What you need to do →
Nothing beyond the line containing "const pageNote = '796';" is to be printed; print exactly each line from the start of the records below through that line, leaving out pictures.

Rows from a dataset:

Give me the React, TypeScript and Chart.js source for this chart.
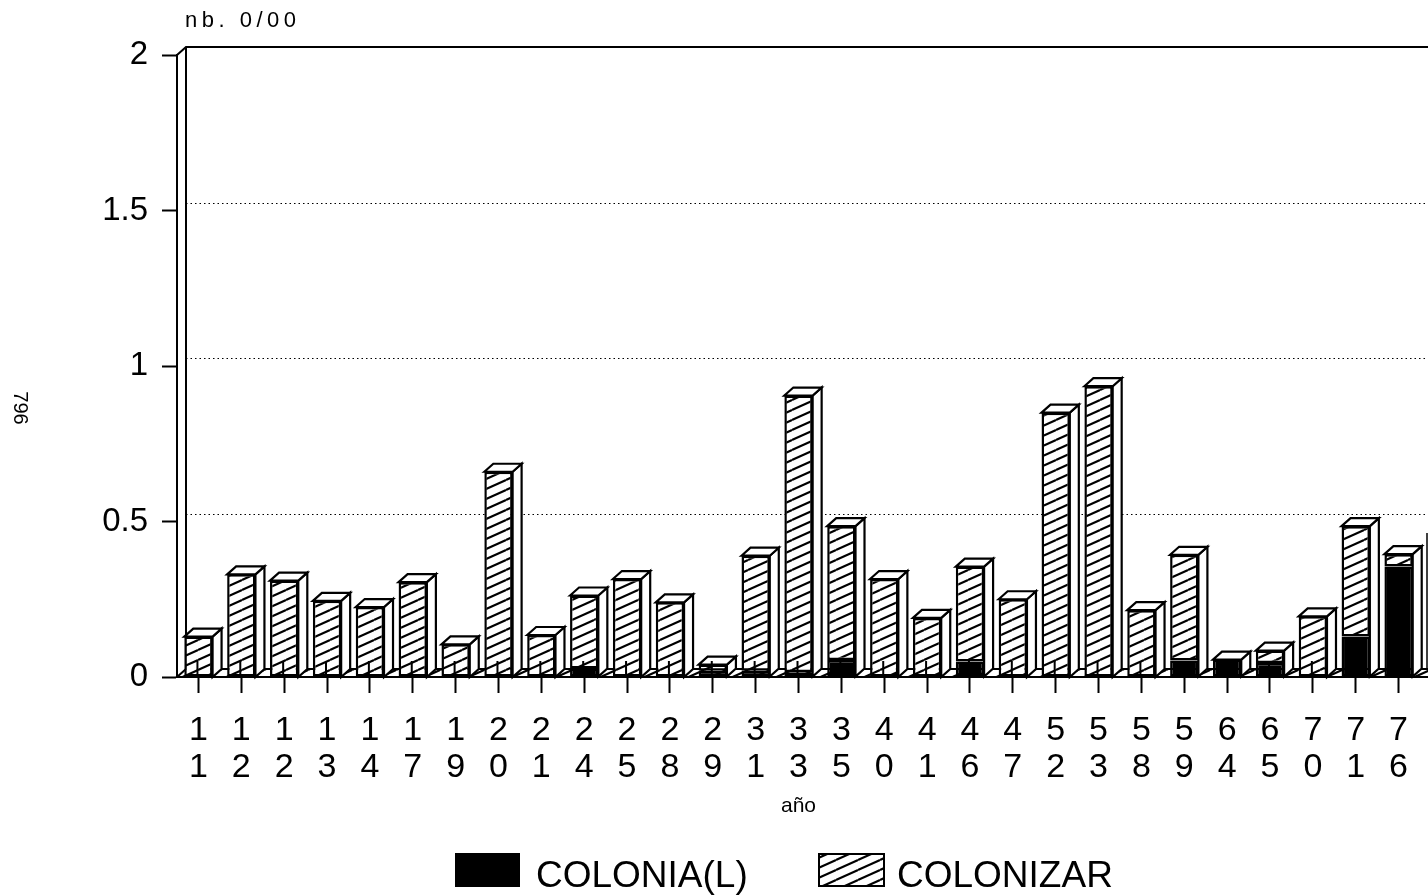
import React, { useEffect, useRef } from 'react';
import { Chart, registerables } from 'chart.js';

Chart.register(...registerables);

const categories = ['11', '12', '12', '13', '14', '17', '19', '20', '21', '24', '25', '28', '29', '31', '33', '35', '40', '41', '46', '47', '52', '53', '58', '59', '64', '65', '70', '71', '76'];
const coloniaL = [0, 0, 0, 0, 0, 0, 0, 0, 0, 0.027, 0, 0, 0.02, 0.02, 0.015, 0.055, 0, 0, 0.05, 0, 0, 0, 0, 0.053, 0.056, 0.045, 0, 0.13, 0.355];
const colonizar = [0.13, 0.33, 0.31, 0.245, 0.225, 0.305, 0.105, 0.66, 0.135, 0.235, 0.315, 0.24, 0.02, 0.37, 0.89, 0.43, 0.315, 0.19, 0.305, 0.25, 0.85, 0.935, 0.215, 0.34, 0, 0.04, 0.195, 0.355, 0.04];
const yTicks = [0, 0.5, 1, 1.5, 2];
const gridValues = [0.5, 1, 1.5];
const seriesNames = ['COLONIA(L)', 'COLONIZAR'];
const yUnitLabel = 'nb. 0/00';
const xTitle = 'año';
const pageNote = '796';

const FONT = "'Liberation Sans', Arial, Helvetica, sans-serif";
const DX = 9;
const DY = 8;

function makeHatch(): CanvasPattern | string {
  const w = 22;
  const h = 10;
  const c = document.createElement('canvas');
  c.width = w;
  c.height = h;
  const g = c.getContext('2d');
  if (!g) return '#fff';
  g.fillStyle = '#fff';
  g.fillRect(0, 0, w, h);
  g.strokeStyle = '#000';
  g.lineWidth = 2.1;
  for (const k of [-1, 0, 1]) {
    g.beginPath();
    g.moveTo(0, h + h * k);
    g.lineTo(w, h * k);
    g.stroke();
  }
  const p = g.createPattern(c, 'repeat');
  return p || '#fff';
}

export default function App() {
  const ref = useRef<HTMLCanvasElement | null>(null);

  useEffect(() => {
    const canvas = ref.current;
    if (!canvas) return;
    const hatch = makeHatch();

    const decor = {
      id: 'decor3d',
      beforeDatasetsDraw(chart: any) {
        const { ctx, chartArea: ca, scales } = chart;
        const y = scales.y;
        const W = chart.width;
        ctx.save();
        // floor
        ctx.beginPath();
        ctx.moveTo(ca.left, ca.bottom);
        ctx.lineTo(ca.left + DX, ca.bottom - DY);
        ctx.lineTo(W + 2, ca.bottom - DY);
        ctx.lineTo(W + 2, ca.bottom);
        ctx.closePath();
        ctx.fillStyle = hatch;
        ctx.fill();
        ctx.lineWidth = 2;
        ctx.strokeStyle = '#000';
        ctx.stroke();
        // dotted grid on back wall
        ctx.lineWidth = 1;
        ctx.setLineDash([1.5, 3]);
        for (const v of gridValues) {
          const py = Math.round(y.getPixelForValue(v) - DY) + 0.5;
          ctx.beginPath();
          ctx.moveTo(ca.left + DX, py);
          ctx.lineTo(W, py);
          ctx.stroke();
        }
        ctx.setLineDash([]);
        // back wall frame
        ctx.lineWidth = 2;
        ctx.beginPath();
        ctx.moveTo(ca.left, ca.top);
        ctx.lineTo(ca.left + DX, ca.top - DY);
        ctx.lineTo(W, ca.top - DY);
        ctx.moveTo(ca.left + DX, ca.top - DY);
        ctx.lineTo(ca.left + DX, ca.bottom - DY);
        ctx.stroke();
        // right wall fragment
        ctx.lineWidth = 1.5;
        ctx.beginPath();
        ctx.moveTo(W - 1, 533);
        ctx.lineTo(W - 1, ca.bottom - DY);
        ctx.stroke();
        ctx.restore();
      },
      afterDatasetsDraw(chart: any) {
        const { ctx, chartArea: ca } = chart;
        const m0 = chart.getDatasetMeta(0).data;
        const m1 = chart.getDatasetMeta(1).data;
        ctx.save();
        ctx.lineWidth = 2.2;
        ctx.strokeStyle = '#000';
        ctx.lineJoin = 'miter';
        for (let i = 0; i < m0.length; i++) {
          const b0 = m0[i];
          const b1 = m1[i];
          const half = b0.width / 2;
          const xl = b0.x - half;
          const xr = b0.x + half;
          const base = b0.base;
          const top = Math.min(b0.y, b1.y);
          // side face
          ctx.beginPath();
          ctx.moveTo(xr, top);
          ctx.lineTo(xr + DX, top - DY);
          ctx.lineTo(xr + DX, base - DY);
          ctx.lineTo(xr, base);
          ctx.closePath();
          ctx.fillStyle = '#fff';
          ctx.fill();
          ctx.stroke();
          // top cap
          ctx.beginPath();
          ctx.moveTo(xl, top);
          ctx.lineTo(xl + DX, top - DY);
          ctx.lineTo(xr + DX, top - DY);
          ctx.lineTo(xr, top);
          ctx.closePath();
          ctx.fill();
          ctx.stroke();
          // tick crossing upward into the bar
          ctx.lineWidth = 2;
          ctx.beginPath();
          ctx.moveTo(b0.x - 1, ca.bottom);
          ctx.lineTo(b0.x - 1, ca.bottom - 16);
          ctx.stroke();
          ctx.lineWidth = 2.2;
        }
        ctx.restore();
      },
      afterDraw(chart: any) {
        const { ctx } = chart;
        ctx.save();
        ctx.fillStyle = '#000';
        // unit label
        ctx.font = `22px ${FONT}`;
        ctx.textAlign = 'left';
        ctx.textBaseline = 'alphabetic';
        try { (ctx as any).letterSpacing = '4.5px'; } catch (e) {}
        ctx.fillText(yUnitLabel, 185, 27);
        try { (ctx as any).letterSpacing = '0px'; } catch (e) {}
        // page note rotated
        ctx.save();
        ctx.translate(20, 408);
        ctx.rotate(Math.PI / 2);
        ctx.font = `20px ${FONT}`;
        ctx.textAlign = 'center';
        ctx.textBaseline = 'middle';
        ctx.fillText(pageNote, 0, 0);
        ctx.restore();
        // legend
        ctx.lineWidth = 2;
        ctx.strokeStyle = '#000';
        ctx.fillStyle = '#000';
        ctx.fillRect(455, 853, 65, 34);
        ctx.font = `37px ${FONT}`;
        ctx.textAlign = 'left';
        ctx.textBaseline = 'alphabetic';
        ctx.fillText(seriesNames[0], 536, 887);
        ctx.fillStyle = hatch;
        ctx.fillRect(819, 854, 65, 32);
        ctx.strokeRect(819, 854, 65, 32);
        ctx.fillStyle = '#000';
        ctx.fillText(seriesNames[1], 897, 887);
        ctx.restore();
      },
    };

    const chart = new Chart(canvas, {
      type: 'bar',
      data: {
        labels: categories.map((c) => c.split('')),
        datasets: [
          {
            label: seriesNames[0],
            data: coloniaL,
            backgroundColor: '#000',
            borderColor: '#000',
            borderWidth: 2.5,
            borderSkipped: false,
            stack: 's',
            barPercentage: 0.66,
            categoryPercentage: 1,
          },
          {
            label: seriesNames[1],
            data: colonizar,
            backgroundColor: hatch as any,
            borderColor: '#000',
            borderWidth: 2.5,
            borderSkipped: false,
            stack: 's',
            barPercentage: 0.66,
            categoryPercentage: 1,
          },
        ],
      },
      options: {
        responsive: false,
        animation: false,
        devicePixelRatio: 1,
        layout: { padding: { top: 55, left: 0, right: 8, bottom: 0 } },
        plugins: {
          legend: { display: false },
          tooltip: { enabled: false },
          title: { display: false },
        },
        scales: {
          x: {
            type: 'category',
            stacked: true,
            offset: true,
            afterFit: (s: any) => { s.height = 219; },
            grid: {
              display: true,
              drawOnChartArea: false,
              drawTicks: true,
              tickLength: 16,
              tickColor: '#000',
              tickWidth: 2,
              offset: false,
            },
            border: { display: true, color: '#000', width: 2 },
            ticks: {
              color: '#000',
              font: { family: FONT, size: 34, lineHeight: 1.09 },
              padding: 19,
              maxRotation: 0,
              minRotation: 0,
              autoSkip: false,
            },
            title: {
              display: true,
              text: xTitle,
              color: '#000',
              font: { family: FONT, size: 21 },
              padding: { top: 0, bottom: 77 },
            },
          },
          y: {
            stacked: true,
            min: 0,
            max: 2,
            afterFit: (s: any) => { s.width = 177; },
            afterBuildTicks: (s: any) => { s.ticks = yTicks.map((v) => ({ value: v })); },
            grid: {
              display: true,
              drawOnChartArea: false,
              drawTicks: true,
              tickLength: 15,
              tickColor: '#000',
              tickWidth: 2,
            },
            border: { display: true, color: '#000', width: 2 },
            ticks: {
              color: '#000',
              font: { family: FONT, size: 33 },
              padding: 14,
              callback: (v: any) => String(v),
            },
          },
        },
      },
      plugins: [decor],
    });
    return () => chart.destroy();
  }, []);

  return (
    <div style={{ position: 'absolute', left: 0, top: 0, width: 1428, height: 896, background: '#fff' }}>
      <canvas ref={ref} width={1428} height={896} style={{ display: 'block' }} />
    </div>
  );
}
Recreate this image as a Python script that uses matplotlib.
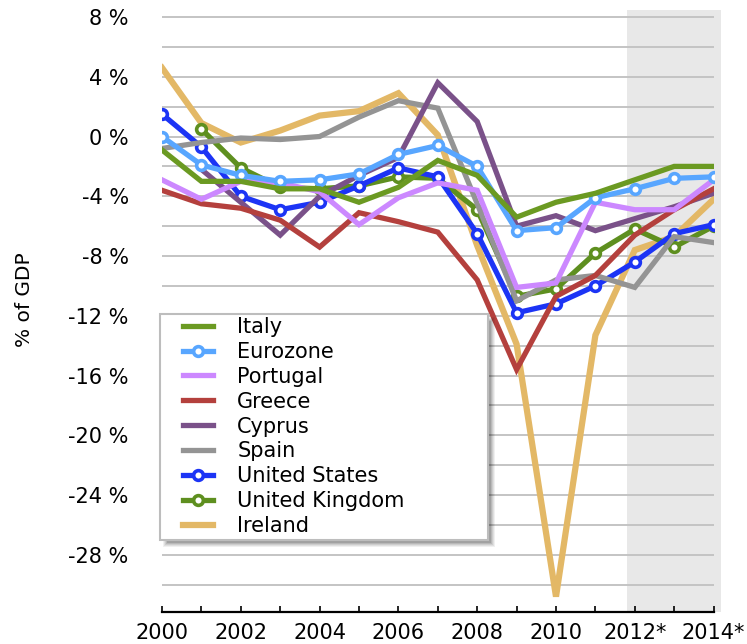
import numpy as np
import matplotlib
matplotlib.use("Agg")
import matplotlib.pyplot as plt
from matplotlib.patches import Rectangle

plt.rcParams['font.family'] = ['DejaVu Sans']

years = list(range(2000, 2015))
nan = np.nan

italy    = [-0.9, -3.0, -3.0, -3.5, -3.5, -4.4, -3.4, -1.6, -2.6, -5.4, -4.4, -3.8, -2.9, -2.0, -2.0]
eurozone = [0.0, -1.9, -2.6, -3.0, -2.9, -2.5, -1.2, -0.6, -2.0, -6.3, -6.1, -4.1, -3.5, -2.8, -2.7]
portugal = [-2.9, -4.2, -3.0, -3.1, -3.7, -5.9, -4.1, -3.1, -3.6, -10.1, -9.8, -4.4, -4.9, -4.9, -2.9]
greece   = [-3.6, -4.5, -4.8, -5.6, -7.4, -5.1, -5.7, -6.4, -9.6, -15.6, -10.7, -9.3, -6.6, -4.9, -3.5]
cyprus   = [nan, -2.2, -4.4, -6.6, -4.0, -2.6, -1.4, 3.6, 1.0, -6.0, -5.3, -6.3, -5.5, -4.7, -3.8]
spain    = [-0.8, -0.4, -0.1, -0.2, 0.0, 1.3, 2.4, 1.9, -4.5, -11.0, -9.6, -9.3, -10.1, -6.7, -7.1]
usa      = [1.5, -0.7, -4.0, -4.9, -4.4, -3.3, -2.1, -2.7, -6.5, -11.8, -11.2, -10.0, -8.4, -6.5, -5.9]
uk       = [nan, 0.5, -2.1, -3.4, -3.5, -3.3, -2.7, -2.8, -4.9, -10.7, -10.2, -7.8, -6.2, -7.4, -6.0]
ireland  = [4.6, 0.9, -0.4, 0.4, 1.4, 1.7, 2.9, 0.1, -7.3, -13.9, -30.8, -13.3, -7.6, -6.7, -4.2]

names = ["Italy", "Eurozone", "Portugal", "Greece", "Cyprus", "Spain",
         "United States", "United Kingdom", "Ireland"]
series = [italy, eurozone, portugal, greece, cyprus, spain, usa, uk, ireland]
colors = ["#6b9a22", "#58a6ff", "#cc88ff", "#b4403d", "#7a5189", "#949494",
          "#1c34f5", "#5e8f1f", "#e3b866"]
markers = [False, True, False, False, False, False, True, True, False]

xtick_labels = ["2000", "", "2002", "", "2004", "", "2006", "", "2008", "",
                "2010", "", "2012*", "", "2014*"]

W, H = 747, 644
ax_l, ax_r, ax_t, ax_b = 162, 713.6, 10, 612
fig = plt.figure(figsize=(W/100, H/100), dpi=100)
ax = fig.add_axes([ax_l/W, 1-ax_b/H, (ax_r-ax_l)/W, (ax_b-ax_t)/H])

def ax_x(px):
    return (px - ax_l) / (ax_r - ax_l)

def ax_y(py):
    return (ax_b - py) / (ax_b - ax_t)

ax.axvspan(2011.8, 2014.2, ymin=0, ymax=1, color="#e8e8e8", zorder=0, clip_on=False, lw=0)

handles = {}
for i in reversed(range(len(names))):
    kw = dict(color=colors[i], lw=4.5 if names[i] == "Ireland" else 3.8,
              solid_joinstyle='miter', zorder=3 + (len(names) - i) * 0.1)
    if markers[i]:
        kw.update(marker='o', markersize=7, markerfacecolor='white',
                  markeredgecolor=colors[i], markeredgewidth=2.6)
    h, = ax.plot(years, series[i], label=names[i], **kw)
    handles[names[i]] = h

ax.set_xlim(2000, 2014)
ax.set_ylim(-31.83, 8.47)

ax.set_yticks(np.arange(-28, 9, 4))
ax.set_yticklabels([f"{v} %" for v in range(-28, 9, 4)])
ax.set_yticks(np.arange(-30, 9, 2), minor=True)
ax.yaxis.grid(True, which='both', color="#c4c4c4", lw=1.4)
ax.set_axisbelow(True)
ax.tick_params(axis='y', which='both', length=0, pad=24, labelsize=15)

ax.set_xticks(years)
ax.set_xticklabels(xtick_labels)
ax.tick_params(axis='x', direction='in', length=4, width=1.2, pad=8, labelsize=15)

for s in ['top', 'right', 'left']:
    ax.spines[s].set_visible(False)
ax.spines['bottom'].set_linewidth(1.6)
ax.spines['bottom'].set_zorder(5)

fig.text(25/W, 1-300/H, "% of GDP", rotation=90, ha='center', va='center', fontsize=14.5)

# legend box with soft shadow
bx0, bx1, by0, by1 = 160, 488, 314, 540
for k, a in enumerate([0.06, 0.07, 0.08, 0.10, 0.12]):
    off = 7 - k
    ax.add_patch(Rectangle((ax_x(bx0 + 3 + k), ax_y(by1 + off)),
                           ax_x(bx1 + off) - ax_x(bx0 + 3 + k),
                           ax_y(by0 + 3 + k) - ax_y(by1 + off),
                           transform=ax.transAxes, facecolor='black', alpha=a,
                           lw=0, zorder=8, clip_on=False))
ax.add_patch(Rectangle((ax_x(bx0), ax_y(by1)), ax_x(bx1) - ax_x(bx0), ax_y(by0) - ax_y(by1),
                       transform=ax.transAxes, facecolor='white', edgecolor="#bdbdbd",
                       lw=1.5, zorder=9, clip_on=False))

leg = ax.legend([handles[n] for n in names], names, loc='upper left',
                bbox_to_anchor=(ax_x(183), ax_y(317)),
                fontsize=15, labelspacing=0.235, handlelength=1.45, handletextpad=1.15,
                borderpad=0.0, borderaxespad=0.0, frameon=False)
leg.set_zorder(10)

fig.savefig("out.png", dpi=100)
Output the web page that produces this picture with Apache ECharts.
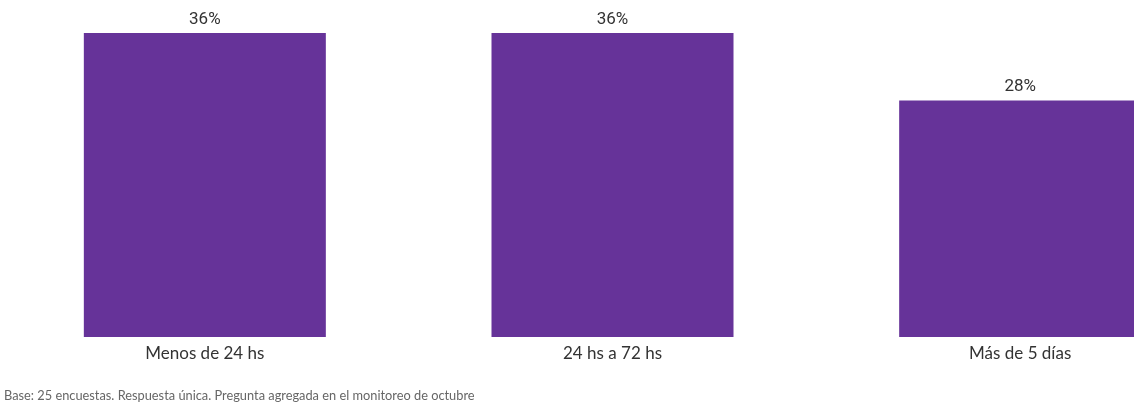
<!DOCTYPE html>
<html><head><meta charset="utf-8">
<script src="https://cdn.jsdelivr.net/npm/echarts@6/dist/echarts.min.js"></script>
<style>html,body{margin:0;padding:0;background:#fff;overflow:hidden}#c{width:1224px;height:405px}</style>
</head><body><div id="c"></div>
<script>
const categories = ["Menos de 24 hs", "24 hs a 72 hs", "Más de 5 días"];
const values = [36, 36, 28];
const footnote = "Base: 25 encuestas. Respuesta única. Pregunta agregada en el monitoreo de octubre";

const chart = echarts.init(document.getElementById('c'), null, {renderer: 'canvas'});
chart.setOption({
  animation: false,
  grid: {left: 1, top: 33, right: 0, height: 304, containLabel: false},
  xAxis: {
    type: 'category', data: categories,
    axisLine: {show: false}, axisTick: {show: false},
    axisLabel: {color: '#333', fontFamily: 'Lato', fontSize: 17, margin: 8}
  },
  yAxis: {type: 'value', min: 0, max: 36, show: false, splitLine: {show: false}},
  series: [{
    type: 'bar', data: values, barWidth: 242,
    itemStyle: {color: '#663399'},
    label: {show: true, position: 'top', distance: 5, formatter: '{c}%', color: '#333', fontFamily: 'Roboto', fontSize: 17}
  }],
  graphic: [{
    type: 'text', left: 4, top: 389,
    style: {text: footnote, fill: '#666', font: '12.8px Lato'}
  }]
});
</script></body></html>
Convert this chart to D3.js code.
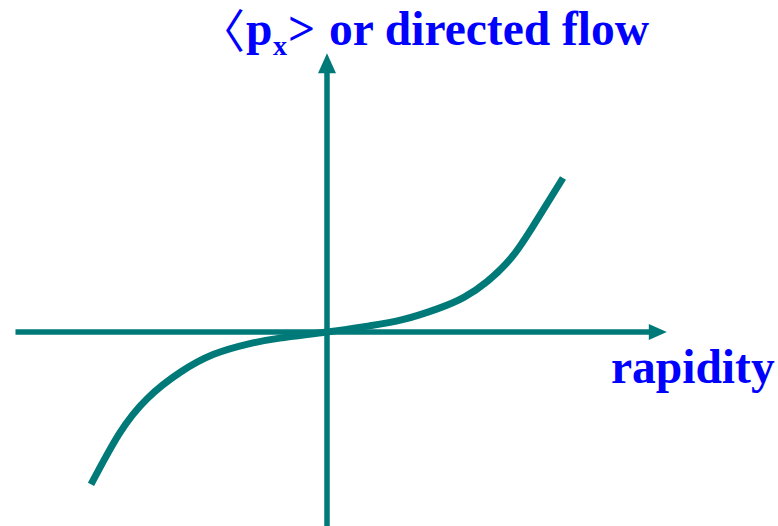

Response →
Give me the React, TypeScript and Chart.js source for this chart.
import React, { useEffect, useRef } from 'react';
import { Chart, registerables } from 'chart.js';

Chart.register(...registerables);

const categories = ['11', '12', '12', '13', '14', '17', '19', '20', '21', '24', '25', '28', '29', '31', '33', '35', '40', '41', '46', '47', '52', '53', '58', '59', '64', '65', '70', '71', '76'];
const coloniaL = [0, 0, 0, 0, 0, 0, 0, 0, 0, 0.027, 0, 0, 0.02, 0.02, 0.015, 0.055, 0, 0, 0.05, 0, 0, 0, 0, 0.053, 0.056, 0.045, 0, 0.13, 0.355];
const colonizar = [0.13, 0.33, 0.31, 0.245, 0.225, 0.305, 0.105, 0.66, 0.135, 0.235, 0.315, 0.24, 0.02, 0.37, 0.89, 0.43, 0.315, 0.19, 0.305, 0.25, 0.85, 0.935, 0.215, 0.34, 0, 0.04, 0.195, 0.355, 0.04];
const yTicks = [0, 0.5, 1, 1.5, 2];
const gridValues = [0.5, 1, 1.5];
const seriesNames = ['COLONIA(L)', 'COLONIZAR'];
const yUnitLabel = 'nb. 0/00';
const xTitle = 'año';
const pageNote = '796';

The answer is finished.